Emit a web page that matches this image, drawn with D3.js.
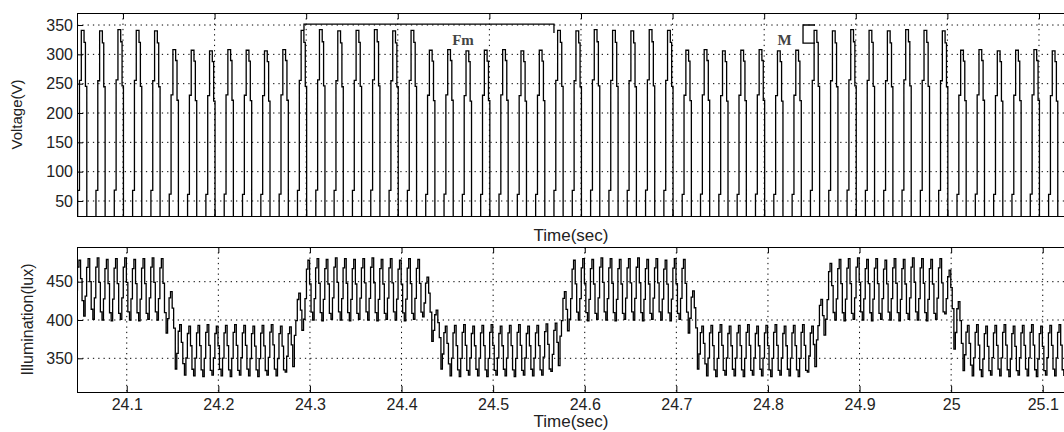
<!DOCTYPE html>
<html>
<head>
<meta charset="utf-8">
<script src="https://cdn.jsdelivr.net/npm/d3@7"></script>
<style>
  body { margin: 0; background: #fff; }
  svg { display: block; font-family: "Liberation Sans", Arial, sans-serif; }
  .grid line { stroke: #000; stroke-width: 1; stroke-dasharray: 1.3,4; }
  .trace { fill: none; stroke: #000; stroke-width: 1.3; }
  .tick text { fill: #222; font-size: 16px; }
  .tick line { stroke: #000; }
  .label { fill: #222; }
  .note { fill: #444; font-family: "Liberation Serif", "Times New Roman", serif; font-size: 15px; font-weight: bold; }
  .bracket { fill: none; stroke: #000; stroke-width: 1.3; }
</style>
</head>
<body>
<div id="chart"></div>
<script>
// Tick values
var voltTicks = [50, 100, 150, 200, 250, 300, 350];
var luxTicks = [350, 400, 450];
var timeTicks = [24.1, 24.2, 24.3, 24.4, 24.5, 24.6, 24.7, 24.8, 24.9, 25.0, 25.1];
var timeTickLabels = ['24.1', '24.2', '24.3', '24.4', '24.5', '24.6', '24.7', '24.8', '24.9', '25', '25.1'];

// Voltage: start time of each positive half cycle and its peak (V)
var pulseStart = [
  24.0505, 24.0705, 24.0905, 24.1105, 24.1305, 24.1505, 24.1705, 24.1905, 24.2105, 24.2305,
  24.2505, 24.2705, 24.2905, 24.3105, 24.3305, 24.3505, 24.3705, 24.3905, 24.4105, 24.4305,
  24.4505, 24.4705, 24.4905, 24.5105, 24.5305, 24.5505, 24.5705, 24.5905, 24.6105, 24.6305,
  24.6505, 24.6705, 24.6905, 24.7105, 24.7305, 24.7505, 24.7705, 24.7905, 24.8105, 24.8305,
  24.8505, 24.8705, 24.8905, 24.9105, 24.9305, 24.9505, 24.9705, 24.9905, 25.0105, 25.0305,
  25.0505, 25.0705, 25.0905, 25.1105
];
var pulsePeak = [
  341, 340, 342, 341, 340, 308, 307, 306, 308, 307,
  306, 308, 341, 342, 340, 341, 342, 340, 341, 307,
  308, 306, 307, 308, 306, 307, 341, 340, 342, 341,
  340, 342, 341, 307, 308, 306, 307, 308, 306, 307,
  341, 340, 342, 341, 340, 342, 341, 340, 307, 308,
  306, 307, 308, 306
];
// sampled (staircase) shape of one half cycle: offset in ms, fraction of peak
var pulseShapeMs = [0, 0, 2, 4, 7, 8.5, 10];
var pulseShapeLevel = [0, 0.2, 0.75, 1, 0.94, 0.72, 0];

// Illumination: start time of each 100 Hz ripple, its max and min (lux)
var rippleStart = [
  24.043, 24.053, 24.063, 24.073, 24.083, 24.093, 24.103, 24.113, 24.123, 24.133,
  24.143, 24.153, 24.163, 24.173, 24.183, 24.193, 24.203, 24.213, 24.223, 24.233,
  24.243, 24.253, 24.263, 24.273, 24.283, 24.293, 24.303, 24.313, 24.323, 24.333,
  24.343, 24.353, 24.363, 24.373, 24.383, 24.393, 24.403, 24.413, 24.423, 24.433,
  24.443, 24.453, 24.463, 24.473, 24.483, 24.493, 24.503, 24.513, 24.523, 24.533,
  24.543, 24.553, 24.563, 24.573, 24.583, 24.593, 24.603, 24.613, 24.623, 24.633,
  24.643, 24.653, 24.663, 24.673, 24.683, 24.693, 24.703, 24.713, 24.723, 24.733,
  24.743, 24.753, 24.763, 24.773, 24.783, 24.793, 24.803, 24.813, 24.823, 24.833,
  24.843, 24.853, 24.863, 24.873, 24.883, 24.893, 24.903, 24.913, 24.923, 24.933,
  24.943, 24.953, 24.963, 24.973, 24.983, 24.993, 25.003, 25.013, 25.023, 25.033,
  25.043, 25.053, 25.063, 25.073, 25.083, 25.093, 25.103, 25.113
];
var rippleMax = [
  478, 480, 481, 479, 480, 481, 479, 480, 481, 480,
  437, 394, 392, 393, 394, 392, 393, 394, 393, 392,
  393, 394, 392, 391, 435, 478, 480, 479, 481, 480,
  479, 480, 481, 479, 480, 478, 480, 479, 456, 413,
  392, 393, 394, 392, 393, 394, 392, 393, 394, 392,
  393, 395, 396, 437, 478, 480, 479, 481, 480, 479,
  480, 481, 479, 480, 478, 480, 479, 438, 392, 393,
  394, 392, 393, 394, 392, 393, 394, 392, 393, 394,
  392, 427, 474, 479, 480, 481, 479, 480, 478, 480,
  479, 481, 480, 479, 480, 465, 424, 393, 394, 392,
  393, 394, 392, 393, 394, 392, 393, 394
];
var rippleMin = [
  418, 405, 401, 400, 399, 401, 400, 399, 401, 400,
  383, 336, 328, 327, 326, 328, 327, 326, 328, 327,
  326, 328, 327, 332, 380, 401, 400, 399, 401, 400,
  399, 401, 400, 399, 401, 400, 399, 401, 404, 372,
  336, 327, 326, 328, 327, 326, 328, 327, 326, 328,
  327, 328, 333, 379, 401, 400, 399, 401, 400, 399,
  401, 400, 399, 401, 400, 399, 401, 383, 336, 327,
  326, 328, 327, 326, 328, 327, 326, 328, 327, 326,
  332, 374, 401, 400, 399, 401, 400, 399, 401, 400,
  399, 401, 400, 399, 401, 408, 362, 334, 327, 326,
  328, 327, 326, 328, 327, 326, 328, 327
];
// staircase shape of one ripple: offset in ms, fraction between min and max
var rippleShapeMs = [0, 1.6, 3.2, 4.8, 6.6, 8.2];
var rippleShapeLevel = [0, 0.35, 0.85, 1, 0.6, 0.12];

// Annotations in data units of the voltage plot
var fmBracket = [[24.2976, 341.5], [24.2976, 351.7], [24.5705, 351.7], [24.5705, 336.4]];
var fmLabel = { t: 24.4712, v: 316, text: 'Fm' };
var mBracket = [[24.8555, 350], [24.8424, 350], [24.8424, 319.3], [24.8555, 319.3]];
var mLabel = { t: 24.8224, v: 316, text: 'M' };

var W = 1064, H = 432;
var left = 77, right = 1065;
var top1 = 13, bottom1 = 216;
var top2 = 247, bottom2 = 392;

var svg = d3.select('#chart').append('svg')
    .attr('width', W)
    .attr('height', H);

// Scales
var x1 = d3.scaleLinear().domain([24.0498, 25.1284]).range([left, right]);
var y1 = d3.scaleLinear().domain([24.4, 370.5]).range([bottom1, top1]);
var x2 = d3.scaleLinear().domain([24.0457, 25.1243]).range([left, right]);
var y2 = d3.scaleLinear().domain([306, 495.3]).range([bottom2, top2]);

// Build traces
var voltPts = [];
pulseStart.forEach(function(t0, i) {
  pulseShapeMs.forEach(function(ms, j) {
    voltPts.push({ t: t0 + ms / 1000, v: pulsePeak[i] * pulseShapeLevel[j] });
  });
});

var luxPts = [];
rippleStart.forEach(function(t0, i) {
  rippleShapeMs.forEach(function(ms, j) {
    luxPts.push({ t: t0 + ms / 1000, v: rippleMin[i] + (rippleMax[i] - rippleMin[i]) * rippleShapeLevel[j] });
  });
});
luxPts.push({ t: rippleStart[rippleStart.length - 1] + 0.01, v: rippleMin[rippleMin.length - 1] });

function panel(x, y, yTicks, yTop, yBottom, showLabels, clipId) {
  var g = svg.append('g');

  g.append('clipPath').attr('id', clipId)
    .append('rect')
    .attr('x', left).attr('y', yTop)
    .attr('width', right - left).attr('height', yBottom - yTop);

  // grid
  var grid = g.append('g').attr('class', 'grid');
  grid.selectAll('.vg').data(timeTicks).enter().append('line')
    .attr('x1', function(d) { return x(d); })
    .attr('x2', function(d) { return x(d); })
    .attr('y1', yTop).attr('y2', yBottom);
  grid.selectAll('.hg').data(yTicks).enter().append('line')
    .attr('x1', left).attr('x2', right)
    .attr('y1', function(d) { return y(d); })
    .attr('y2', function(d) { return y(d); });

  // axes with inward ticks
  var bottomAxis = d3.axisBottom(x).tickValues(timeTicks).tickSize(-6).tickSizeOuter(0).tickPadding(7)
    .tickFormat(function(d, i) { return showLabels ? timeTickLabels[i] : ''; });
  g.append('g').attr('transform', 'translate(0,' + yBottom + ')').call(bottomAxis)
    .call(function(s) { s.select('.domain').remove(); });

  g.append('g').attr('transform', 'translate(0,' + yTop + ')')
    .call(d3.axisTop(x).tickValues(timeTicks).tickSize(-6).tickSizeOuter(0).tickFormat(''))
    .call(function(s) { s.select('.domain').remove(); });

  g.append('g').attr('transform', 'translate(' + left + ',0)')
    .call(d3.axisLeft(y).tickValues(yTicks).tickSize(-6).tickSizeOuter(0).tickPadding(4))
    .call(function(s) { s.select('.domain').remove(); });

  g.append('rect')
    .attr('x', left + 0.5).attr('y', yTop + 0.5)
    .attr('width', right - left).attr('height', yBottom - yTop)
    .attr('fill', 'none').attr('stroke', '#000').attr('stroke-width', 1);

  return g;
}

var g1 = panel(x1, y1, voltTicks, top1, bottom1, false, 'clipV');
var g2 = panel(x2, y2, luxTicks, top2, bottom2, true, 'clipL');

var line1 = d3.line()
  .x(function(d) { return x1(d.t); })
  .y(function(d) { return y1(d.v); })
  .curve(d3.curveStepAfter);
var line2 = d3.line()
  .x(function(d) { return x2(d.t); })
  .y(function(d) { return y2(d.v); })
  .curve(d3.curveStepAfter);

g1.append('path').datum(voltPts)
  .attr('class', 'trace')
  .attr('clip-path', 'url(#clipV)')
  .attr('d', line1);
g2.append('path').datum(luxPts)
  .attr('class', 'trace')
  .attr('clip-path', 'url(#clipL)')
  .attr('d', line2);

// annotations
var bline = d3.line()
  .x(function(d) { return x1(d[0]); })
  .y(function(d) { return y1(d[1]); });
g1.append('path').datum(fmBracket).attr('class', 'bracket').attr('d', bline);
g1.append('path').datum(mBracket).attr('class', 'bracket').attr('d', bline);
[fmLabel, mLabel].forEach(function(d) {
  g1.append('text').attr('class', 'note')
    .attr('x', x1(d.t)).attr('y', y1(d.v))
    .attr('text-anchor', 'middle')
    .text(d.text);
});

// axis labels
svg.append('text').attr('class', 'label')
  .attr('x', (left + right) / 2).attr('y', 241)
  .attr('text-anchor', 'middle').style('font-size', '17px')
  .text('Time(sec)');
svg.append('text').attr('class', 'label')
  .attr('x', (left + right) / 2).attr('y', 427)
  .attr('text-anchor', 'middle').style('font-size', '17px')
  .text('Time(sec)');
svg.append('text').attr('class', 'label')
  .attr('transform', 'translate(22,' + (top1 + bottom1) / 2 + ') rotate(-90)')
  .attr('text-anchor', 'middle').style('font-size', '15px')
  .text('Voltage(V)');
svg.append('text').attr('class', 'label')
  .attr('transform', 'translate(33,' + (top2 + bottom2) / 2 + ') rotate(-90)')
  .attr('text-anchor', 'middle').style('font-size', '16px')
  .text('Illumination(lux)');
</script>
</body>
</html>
- - - - - - -
Determine the number of lines in the data that contain "with" as a word or string, and state only that number.

→ **The completed task**: 2